# Gamplan 2008



## TwinkieFoot (Jul 8, 2006)

It's September and so far, here are personnel changes from last season:

*Additions*
Chris Duhon...PG
Danilo Gallanari...F
Anthony Roberson....G

*Subtractions*
Fred Jones...SG
Randolph Morris...C
Ronaldo Balkman...F

It's evident that those changes from a talent standpoint was mostly insignificant but we still have enough talent to be competitive. Here are a few things that I think could help make this team interesting to watch this season:

1.) Start Randolph at the 5 over Curry, and Jefferies at the 4. From the reports we're hearing, Curry has showed up to camp out of shape which is simply inexcusable even to a Knick fan that still believes in his abilities. 

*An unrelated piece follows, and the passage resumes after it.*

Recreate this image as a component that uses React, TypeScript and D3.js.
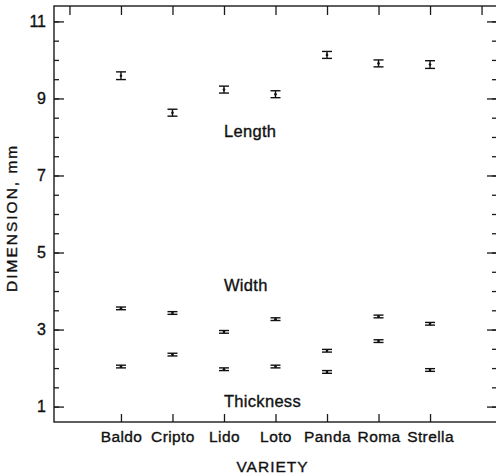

At this point, Randolph offers the scoring game and rebounding game of a 5. The defense is still an issue but is a much better option at the 5 against slower opponents than at the 4 where his lack of lateral quickness is exposed. Jefferies' shot blocking and defensive ability helps to counteract the doughnut hole effect down low. Jared's skillset also becomes a bigger threat offensively in a more sped up offense at the 4 because of his athleticism and bball IQ; hopefully he develops a mid-range jimmy.

This move does allow us to build up Randolph's trade value and help us move him for a package we actually want.

2.) Form a rotation and stick with it. D'Antoni has been a big supporter of an 8 man system, which is exactly what this team needs. Doing so would allow us to build chemistry and allow us to cut down on the sloppy decision making we had last year.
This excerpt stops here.